Au travers de cette partie, il fait aussi l'apologie de tous ceux, qui, au fil des siècles et souvent au péril de leur vie sont allés contre le courant dominant et ont dénoncé ce système de pensée.  Manière de montrer que la pensée blanche n'a au fond jamais fait l'unanimité.

La troisième fait un état des lieux actuels et des pistes de solution pour dépasser les différences construites de manière abstraite.  Cette partie, quoique aussi intéressante à lire que les autres, m'a parue un peu moins solide que les deux précédentes.  Ce qui y figure a déjà été dit et redit maintes fois.  Hélas, il faut le redire.
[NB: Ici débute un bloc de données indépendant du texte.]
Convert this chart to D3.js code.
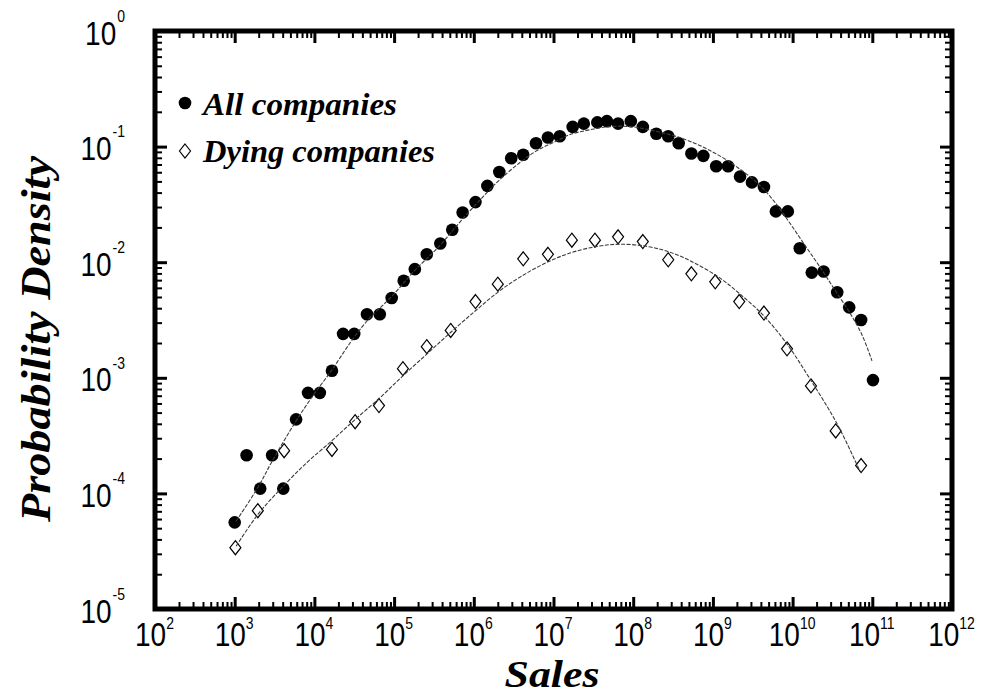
<!DOCTYPE html>
<html><head><meta charset="utf-8">
<script src="https://cdn.jsdelivr.net/npm/d3@7"></script>
<style>body{margin:0;background:#fff}svg{display:block}</style>
</head><body>
<svg id="chart" width="981" height="696"></svg>
<script>
// ---- data ----
const allSales = [1.00e3,1.41e3,2.09e3,2.95e3,4.07e3,5.89e3,8.32e3,1.17e4,1.66e4,2.29e4,3.16e4,4.57e4,6.61e4,9.33e4,1.32e5,1.82e5,2.57e5,3.80e5,5.37e5,7.24e5,1.05e6,1.48e6,2.09e6,2.95e6,4.17e6,6.03e6,8.51e6,1.20e7,1.74e7,2.40e7,3.55e7,4.68e7,6.46e7,9.33e7,1.32e8,1.95e8,2.75e8,3.72e8,5.37e8,7.59e8,1.10e9,1.55e9,2.19e9,3.09e9,4.37e9,6.17e9,8.71e9,1.23e10,1.74e10,2.45e10,3.63e10,5.13e10,7.24e10,1.02e11];
const allDensity = [5.62e-5,2.14e-4,1.10e-4,2.14e-4,1.10e-4,4.37e-4,7.41e-4,7.41e-4,1.15e-3,2.40e-3,2.40e-3,3.55e-3,3.55e-3,4.90e-3,6.92e-3,8.71e-3,1.17e-2,1.45e-2,1.91e-2,2.69e-2,3.31e-2,4.57e-2,6.03e-2,7.94e-2,8.51e-2,1.07e-1,1.20e-1,1.23e-1,1.48e-1,1.58e-1,1.62e-1,1.66e-1,1.58e-1,1.66e-1,1.48e-1,1.29e-1,1.23e-1,1.07e-1,8.71e-2,8.32e-2,6.76e-2,6.76e-2,5.50e-2,4.90e-2,4.47e-2,2.75e-2,2.75e-2,1.32e-2,8.13e-3,8.32e-3,5.50e-3,4.07e-3,3.16e-3,9.55e-4];

const dyingSales = [1.02e3,1.95e3,4.17e3,1.66e4,3.24e4,6.46e4,1.29e5,2.57e5,5.13e5,1.05e6,2.00e6,4.17e6,8.51e6,1.70e7,3.31e7,6.46e7,1.32e8,2.75e8,5.37e8,1.07e9,2.14e9,4.37e9,8.51e9,1.70e10,3.47e10,7.24e10];
const dyingDensity = [3.39e-5,7.08e-5,2.34e-4,2.40e-4,4.17e-4,5.75e-4,1.20e-3,1.86e-3,2.57e-3,4.57e-3,6.46e-3,1.07e-2,1.17e-2,1.55e-2,1.55e-2,1.66e-2,1.51e-2,1.05e-2,7.94e-3,6.76e-3,4.57e-3,3.63e-3,1.78e-3,8.51e-4,3.47e-4,1.74e-4];

const allFitSales = [1.04e3,1.96e3,2.94e3,5.71e3,9.59e3,1.66e4,2.80e4,4.57e4,9.42e4,1.78e5,3.77e5,7.33e5,1.47e6,2.13e6,3.80e6,6.21e6,1.04e7,1.61e7,2.87e7,5.12e7,9.12e7,1.99e8,4.22e8,9.20e8,1.89e9,3.90e9,6.01e9,9.27e9,1.43e10,2.21e10,3.40e10,5.25e10,7.43e10,9.91e10];
const allFitDensity = [5.74e-5,1.13e-4,1.89e-4,4.09e-4,7.00e-4,1.17e-3,2.00e-3,3.10e-3,5.09e-3,8.36e-3,1.40e-2,2.39e-2,4.01e-2,5.20e-2,7.28e-2,9.25e-2,1.10e-1,1.27e-1,1.40e-1,1.49e-1,1.49e-1,1.35e-1,1.17e-1,9.25e-2,6.85e-2,4.61e-2,3.29e-2,2.17e-2,1.40e-2,9.06e-3,5.74e-3,3.63e-3,2.35e-3,1.40e-3];

const dyingFitSales = [1.04e3,1.96e3,4.04e3,8.07e3,1.66e4,3.23e4,6.65e4,1.29e5,2.59e5,5.02e5,1.04e6,2.01e6,3.80e6,7.82e6,1.61e7,3.52e7,6.82e7,1.49e8,2.90e8,5.62e8,1.23e9,2.19e9,4.26e9,8.51e9,1.65e10,3.61e10,7.01e10];
const dyingFitDensity = [3.49e-5,6.59e-5,1.15e-4,1.85e-4,2.86e-4,4.35e-4,6.73e-4,1.04e-3,1.61e-3,2.44e-3,3.78e-3,5.51e-3,7.43e-3,9.79e-3,1.20e-2,1.37e-2,1.43e-2,1.37e-2,1.22e-2,1.00e-2,7.28e-3,5.30e-3,3.49e-3,1.96e-3,9.79e-4,4.01e-4,1.55e-4];

const xTickExponents = [2,3,4,5,6,7,8,9,10,11,12];
const yTickExponents = [0,-1,-2,-3,-4,-5];
const legendLabels = ["All companies", "Dying companies"];
const xTitle = "Sales";
const yTitle = "Probability Density";

// ---- layout ----
const plot = {left: 155, right: 952, top: 31, bottom: 609};
const x = d3.scaleLog().domain([1e2, 1e12]).range([plot.left, plot.right]);
const y = d3.scaleLog().domain([1e-5, 1]).range([plot.bottom, plot.top]);
const svg = d3.select("#chart");

const xMajor = xTickExponents.map(e => Math.pow(10, e));
const yMajor = yTickExponents.map(e => Math.pow(10, e));
const xMinor = [], yMinor = [];
for (let e = 2; e < 12; e++) for (let m = 2; m <= 9; m++) xMinor.push(m * Math.pow(10, e));
for (let e = -5; e < 0; e++) for (let m = 2; m <= 9; m++) yMinor.push(m * Math.pow(10, e));

function tickAxis(axisFn, scale, translate, values, size, width) {
  const g = svg.append("g").attr("transform", translate)
    .call(axisFn(scale).tickValues(values).tickSize(size).tickFormat(""));
  g.select(".domain").remove();
  g.selectAll(".tick line").attr("stroke", "#000").attr("stroke-width", width);
  return g;
}

// minor ticks
tickAxis(d3.axisBottom, x, `translate(0,${plot.bottom})`, xMinor, -7, 2);
tickAxis(d3.axisTop, x, `translate(0,${plot.top})`, xMinor, -7, 2);
tickAxis(d3.axisLeft, y, `translate(${plot.left},0)`, yMinor, -7, 2);
tickAxis(d3.axisRight, y, `translate(${plot.right},0)`, yMinor, -7, 2);
// major ticks
const gx = tickAxis(d3.axisBottom, x, `translate(0,${plot.bottom})`, xMajor, -12, 3);
tickAxis(d3.axisTop, x, `translate(0,${plot.top})`, xMajor, -12, 3);
const gy = tickAxis(d3.axisLeft, y, `translate(${plot.left},0)`, yMajor, -12, 3);
tickAxis(d3.axisRight, y, `translate(${plot.right},0)`, yMajor, -12, 3);

// frame
svg.append("rect")
  .attr("x", plot.left).attr("y", plot.top)
  .attr("width", plot.right - plot.left).attr("height", plot.bottom - plot.top)
  .attr("fill", "none").attr("stroke", "#000").attr("stroke-width", 5);

// tick labels (10 with superscript exponent)
gx.selectAll(".tick").each(function(d, i) {
  const t = d3.select(this).append("g")
    .attr("transform", "translate(-1,37) scale(1,1.2)")
    .append("text")
    .attr("text-anchor", "middle")
    .attr("font-family", "'Liberation Sans', Arial, sans-serif")
    .attr("font-size", 28).attr("fill", "#000");
  t.append("tspan").text("10");
  t.append("tspan").attr("font-size", 14).attr("dy", -14).text(xTickExponents[i]);
});
gy.selectAll(".tick").each(function(d, i) {
  const t = d3.select(this).append("g")
    .attr("transform", "translate(-30,13) scale(1,1.2)")
    .append("text")
    .attr("text-anchor", "end")
    .attr("font-family", "'Liberation Sans', Arial, sans-serif")
    .attr("font-size", 28).attr("fill", "#000");
  t.append("tspan").text("10");
  t.append("tspan").attr("font-size", 14).attr("dy", -19).attr("dx", 1).text(String(yTickExponents[i]));
});

// axis titles
svg.append("text")
  .attr("x", 552).attr("y", 687)
  .attr("text-anchor", "middle")
  .attr("font-family", "'Liberation Serif', 'Times New Roman', serif")
  .attr("font-weight", "bold").attr("font-style", "italic")
  .attr("font-size", 37)
  .attr("textLength", 95).attr("lengthAdjust", "spacingAndGlyphs")
  .text(xTitle);
svg.append("text")
  .attr("transform", "translate(50,339) rotate(-90)")
  .attr("text-anchor", "middle")
  .attr("font-family", "'Liberation Serif', 'Times New Roman', serif")
  .attr("font-weight", "bold").attr("font-style", "italic")
  .attr("font-size", 42)
  .attr("textLength", 366).attr("lengthAdjust", "spacingAndGlyphs")
  .text(yTitle);

// fitted curves
const line = d3.line().x(d => x(d[0])).y(d => y(d[1])).curve(d3.curveCatmullRom.alpha(0.5));
const diamond = "M0,-7L5.5,0L0,7L-5.5,0Z";

// markers
svg.append("g").selectAll("circle")
  .data(d3.zip(allSales, allDensity)).join("circle")
  .attr("cx", d => x(d[0])).attr("cy", d => y(d[1])).attr("r", 6.3)
  .attr("fill", "#000");
svg.append("g").selectAll("path")
  .data(d3.zip(dyingSales, dyingDensity)).join("path")
  .attr("transform", d => `translate(${x(d[0])},${y(d[1])})`)
  .attr("d", diamond)
  .attr("fill", "none").attr("stroke", "#000").attr("stroke-width", 1.2);

[[allFitSales, allFitDensity], [dyingFitSales, dyingFitDensity]].forEach(([xs, ys]) => {
  svg.append("path")
    .attr("d", line(d3.zip(xs, ys)))
    .attr("fill", "none").attr("stroke", "#3a3a3a").attr("stroke-width", 1.1)
    .attr("stroke-dasharray", "4,1.5");
});

// legend
const legend = svg.append("g");
legend.append("circle").attr("cx", 185).attr("cy", 103).attr("r", 6.3).attr("fill", "#000");
legend.append("path").attr("transform", "translate(185,151)").attr("d", diamond)
  .attr("fill", "none").attr("stroke", "#000").attr("stroke-width", 1.2);
const legendY = [115, 162];
const legendLen = [194, 232];
legendLabels.forEach((lab, i) => {
  legend.append("text")
    .attr("x", 203).attr("y", legendY[i])
    .attr("font-family", "'Liberation Serif', 'Times New Roman', serif")
    .attr("font-weight", "bold").attr("font-style", "italic")
    .attr("font-size", 32)
    .attr("textLength", legendLen[i]).attr("lengthAdjust", "spacingAndGlyphs")
    .text(lab);
});
</script>
</body></html>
Cet essai, accessible, clair et riche en information sans être barbant est à mettre entre toutes les mains. Pas uniquement parce qu'il est très intéressant: parce qu'il refuse la culpabilité des uns et des autres et montre l'importance de construire ensemble un avenir meilleur.  Les Noirs tout comme les Blancs.

Ma note: 5/5 

2 commentaires:

Gen a dit…

Ça étonne toujours l'historienne que je suis de voir à quel point la distinction raciale inventée à l'époque de l'esclavage s'est répandue et a occulté tout le reste. À quel point quand on présente une image réaliste de la Rome antique (avec des gens de tous les teints et des empereurs qui ne sont définitivement pas des blondinets aux yeux bleus), on est décriés. Foutue hémégonie américaine. Elle va avoir fait très mal à l'humanité.

Prospéryne a dit…

Il parle relativement peu des États-Unis comme tel, il se concentre plus sur la situation France vs colonies en Amérique, mais ton commentaire tient quand même.